Lim reels off figures over an afternoon cup of coffee in Hong Kong, where he is a regular visitor. His dress is casual - loose rugby shirt, rather than the traditional business suit and tie - and his manner open and friendly.

The distinctly uncorporate dress and demeanor belies the fact that Lim is a savvy entrepreneur who controls VXL Capital, an investment company with a significant war chest. The Secret Garden is its largest and most prestigious project, a venture where the ultimate investment, Lim calculates, will be well more than $1.5 billion (1.03 billion euros).

Other leisure-industry enterprises on the VXL books include the Sichuan Daying Garden, the Guangdong Yunfu City Post Building and the Hubei Xiangfan Hotel as well as the proposed Cambodia-Vietnam Friendship Golf Resort, close to Ho Chi Minh City.

In addition, VXL has close business alliances with various companies that fall under the umbrella of the giant family group Genting Corp. They include KHD, which has undertaken many civil engineering and building projects in Malaysia, such as the Ayer Itam Dam and the Tuanku Yahya Putra Bridge, power stations, port terminals and high rise commercial buildings; Star Cruises; and the IT company Dataprep.

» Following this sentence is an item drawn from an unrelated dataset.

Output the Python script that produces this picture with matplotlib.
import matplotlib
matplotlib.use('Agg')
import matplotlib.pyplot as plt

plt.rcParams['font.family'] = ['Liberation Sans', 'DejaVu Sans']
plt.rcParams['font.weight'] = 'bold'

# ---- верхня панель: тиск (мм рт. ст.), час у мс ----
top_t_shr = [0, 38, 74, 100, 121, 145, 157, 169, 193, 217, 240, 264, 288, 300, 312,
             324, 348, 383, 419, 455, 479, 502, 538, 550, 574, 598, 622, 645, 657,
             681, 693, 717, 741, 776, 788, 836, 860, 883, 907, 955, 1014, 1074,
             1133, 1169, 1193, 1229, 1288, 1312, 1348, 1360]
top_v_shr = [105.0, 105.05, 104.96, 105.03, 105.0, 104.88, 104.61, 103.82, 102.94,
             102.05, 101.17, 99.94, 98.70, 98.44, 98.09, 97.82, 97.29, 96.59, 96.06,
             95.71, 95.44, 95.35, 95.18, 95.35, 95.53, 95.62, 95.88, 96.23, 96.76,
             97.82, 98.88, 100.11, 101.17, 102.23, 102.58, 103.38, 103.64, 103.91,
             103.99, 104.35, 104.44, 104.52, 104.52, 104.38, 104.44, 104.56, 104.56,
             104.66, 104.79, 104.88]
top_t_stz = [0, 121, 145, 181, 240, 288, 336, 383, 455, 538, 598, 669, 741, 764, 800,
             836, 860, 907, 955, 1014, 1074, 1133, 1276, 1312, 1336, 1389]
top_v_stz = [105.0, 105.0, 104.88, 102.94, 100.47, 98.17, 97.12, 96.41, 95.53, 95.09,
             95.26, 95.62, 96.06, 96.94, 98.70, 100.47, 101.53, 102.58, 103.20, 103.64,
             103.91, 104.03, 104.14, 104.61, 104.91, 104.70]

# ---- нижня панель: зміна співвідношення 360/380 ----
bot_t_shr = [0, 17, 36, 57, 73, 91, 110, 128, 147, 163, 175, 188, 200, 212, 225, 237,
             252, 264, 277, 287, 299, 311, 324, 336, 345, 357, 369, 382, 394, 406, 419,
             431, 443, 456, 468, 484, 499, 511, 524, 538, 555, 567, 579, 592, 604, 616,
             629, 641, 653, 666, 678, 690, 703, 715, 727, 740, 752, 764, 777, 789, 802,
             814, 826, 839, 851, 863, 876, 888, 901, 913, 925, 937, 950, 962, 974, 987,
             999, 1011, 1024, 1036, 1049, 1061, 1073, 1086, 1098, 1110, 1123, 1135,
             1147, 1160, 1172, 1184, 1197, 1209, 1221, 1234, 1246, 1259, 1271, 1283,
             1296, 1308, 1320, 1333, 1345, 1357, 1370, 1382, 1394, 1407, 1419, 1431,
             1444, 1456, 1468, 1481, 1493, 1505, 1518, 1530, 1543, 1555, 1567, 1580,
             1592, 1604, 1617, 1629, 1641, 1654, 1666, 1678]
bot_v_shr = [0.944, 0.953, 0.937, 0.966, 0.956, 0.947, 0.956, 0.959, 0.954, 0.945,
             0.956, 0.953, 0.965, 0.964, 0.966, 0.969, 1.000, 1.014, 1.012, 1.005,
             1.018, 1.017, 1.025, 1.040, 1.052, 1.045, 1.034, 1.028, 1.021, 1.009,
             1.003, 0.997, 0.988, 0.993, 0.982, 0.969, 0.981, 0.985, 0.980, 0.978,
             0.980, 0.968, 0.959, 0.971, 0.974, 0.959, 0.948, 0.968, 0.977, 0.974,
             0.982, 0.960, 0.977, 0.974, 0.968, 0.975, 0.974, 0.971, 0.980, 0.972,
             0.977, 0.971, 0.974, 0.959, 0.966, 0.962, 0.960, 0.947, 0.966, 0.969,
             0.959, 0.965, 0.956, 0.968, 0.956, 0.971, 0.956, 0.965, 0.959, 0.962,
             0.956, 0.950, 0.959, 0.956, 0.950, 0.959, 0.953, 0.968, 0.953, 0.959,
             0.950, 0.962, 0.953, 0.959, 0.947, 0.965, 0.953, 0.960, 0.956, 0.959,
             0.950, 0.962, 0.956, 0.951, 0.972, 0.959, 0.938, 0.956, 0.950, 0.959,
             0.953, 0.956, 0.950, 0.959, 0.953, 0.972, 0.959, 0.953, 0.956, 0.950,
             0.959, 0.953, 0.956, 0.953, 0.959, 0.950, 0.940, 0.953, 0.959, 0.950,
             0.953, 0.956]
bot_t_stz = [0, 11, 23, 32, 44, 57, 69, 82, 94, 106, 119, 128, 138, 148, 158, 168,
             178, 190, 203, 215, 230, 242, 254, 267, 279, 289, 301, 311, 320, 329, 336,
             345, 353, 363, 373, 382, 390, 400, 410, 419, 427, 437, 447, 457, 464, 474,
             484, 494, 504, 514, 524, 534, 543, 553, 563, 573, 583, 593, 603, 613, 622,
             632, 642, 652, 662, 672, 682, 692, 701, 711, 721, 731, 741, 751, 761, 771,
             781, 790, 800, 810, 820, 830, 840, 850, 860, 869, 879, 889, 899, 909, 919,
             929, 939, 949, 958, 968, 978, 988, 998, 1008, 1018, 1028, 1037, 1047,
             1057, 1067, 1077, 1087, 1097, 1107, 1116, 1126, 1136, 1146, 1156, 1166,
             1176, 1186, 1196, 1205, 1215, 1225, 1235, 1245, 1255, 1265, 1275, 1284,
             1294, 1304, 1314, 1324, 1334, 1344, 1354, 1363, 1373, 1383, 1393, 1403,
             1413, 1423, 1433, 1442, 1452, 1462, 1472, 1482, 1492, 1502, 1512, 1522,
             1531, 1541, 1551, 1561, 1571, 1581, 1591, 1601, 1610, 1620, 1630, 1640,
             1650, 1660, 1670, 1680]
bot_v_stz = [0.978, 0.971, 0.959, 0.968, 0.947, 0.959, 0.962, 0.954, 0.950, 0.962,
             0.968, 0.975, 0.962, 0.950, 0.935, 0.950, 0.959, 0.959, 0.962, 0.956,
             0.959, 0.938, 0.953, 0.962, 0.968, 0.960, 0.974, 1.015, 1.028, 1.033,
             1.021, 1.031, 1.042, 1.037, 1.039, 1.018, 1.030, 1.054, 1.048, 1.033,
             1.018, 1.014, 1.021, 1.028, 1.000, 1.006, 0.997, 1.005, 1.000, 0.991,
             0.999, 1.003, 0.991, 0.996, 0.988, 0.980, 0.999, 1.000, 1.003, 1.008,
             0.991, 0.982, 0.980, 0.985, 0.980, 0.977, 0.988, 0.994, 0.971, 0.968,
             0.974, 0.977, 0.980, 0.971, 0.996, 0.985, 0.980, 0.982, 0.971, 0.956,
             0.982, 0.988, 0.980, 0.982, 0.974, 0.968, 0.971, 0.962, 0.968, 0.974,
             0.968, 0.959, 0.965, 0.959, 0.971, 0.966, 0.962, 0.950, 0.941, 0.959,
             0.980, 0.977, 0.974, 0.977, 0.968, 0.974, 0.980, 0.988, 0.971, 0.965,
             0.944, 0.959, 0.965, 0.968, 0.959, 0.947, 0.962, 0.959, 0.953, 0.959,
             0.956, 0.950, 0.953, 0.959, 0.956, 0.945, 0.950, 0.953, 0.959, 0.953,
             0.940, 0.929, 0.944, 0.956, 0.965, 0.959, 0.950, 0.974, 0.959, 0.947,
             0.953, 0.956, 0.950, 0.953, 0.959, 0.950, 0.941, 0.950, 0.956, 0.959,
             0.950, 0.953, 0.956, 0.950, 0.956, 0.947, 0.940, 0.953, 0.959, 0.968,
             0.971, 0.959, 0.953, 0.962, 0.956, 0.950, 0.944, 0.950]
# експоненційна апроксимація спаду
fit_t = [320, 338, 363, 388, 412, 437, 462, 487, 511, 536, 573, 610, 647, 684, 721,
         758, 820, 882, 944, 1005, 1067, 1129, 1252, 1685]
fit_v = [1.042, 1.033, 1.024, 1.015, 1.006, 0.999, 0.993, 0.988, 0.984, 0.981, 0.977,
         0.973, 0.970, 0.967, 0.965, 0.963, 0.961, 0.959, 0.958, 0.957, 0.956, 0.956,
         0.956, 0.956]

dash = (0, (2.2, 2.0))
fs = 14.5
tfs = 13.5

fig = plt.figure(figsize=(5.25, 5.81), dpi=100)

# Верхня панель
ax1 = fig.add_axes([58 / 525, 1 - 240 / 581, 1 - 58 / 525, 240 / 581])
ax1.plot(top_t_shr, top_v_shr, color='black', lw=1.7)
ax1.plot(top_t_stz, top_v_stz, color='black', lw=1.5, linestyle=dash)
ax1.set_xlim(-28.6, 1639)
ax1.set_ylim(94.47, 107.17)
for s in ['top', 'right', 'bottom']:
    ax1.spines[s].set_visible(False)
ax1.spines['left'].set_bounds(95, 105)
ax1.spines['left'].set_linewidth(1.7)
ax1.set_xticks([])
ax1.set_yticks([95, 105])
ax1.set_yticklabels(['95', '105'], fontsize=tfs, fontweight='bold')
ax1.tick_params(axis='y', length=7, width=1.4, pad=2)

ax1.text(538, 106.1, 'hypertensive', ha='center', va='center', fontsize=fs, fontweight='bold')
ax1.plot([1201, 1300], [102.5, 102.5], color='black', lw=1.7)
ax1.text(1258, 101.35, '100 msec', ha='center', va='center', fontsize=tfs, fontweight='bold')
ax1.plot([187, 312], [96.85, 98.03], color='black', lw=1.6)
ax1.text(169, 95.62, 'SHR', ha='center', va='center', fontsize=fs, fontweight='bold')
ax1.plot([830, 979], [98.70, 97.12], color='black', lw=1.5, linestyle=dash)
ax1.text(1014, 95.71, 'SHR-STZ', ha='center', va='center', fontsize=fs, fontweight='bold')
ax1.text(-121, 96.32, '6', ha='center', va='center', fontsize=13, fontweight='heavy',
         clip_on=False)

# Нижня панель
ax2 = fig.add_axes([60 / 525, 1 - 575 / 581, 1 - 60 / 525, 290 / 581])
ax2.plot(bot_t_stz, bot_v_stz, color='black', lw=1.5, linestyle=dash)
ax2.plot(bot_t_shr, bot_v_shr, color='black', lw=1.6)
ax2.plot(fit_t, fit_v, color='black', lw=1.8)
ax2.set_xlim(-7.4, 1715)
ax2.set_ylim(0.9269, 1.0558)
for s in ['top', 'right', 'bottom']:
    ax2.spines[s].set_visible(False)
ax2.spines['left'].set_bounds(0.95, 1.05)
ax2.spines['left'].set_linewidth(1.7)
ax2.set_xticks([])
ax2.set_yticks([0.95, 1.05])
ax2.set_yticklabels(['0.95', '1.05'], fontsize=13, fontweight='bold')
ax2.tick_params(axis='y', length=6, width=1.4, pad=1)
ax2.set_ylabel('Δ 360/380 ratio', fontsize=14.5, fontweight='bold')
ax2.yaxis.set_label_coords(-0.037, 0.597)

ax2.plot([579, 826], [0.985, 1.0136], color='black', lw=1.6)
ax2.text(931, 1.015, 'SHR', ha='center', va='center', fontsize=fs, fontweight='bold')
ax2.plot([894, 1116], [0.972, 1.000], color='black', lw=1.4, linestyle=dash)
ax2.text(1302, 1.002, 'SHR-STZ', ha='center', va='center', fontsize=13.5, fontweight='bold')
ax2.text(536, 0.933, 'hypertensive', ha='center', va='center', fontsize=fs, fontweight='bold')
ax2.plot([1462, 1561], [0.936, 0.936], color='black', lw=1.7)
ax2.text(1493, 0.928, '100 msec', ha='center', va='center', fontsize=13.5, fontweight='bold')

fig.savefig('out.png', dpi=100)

Before he took over as VXL Group executive chairman, Lim was deputy managing director of Genting Berhad and, previously, joint managing director of Asiatic Development Berhad. The resort arm of the family business, headed by the tycoon's brother, K.T. Lim, includes the Genting Highlands Resort, which draws 20 million visitors a year, and other resort and casino projects in the US, the United Kingdom and Singapore.

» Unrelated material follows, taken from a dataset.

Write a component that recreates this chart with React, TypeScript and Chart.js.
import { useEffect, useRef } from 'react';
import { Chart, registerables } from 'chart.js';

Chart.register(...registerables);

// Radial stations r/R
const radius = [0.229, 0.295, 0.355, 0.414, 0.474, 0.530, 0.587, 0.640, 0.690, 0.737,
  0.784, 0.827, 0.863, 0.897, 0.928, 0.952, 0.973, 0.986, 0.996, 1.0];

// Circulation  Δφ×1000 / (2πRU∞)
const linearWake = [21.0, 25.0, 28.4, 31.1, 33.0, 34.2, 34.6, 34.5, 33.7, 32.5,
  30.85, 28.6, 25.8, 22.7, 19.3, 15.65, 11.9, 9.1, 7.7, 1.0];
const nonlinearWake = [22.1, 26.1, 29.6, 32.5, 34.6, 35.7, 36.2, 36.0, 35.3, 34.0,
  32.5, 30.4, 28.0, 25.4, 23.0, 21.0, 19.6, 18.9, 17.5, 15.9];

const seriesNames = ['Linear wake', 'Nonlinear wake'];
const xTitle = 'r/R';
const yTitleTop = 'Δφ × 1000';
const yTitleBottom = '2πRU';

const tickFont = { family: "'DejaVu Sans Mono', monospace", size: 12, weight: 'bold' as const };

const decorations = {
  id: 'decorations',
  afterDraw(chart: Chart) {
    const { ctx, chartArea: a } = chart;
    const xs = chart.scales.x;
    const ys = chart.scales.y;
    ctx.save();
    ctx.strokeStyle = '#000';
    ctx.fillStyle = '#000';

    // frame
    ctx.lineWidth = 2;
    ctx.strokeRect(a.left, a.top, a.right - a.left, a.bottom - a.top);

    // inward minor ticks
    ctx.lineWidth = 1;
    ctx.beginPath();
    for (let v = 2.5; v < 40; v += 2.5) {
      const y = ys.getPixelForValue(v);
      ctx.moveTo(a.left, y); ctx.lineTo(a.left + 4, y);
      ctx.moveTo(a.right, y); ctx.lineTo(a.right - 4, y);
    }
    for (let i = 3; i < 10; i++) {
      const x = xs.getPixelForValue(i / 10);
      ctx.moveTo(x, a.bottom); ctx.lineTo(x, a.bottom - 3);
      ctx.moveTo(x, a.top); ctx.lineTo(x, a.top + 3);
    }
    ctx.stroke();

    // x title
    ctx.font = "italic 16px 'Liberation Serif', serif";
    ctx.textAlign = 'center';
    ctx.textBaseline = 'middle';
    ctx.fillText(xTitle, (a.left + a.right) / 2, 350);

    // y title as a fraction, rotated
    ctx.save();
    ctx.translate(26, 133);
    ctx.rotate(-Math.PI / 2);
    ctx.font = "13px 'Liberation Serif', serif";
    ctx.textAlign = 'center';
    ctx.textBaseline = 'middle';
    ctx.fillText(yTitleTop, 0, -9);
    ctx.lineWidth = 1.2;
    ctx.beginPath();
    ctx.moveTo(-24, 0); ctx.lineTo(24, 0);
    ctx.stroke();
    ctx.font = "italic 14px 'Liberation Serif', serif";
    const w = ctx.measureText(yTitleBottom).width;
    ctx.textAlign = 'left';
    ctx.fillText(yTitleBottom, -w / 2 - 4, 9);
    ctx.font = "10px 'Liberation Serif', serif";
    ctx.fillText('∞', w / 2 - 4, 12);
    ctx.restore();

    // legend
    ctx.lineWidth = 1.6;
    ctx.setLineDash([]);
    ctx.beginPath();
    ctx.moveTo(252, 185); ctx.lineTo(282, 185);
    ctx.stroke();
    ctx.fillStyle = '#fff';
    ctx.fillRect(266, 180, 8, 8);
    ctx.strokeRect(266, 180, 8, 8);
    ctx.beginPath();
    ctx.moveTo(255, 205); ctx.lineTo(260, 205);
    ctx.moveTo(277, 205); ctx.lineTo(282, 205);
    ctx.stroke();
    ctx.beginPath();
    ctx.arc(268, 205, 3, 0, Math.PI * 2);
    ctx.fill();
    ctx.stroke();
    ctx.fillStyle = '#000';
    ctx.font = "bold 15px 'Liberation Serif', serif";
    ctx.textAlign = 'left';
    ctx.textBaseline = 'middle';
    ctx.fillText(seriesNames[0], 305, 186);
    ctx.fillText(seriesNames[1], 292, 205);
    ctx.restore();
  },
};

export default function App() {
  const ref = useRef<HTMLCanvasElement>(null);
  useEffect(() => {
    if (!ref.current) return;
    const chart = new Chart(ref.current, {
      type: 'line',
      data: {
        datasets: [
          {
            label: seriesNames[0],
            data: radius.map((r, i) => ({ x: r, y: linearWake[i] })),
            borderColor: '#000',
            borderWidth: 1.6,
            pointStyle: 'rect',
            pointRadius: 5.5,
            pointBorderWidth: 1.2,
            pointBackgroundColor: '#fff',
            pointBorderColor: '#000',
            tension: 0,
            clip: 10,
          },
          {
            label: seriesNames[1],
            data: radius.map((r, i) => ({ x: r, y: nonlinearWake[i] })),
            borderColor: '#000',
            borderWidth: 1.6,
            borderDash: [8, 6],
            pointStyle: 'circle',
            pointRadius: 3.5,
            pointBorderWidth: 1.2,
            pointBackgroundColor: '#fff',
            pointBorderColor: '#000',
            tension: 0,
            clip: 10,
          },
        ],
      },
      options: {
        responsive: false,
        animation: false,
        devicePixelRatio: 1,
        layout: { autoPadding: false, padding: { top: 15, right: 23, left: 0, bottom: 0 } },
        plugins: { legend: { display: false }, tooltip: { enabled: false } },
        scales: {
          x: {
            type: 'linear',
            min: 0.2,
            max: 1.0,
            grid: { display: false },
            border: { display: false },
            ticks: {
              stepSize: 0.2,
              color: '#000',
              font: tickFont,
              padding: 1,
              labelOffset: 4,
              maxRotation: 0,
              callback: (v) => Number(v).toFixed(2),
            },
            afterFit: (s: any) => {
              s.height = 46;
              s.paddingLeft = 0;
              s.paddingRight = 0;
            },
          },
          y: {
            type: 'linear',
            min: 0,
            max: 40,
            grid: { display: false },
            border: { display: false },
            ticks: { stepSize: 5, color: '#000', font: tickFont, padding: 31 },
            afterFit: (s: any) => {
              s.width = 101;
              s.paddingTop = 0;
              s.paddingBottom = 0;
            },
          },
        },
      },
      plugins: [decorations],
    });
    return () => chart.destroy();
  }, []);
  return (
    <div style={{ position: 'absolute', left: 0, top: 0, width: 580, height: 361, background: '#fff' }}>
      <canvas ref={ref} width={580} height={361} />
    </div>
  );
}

The Genting Group was founded by the brothers' visionary father, Lim Goh Tong, who saw the potential for a leisure resort in Malaysia long before such ventures were commonplace in Asia.

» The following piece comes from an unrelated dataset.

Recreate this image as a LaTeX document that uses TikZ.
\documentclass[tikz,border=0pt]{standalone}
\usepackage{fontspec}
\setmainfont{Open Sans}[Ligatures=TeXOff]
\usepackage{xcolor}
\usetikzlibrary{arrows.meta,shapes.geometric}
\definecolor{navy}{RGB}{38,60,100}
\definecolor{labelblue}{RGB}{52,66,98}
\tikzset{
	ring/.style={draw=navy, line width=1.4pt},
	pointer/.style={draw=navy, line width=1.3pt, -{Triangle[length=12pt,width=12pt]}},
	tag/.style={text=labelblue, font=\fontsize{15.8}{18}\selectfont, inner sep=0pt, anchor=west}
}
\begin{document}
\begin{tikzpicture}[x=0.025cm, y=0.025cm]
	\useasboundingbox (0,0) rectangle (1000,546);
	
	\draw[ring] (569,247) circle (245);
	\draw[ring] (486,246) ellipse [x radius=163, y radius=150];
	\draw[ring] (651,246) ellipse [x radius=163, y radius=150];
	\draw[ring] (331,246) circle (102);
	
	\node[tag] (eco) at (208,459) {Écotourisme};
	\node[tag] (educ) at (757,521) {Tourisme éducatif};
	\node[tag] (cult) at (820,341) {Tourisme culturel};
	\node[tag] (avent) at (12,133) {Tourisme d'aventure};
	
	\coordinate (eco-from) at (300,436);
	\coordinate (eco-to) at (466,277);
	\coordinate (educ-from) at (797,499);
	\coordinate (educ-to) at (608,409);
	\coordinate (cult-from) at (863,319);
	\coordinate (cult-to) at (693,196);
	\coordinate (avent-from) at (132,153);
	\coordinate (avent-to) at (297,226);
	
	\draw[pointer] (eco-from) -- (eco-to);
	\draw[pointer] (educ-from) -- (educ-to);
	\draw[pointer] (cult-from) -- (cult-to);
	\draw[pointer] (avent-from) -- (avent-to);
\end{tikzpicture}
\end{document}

A former hill station, located less than an hour from the capital city Kuala Lumpur, was turned into a huge leisure complex, with hotels, casinos, a theme park, sports facilities, cable cars and an adjoining golf course.

Judging by Lim Chee Wah's grand ideas, big-picture thinking runs in the veins. The size and scale of the Secret Garden means Lim has to be based in Beijing, so he can easily make the 230-km journey to meet local officials and supervise work on the site.

"Through the mentorship of my late father, we learned how to do things one step at a time and to be sensitive to local requirements. We take that experience and share and develop it in our other resorts around the world," he says.

Lim describes the relationship with local authorities as "extremely professional". He says they are concerned about the displacement of local residents but Lim counters that this will bring an influx of money to the area.

"The project does bring employment via building and business opportunities with this new dimension of tourism."

As an accomplished skier, regular golfer and avid horseback rider, Lim also brings an expert outdoorsman eye to the project.

"I like being engaged with sports to keep a lifestyle of fresh air and exercise."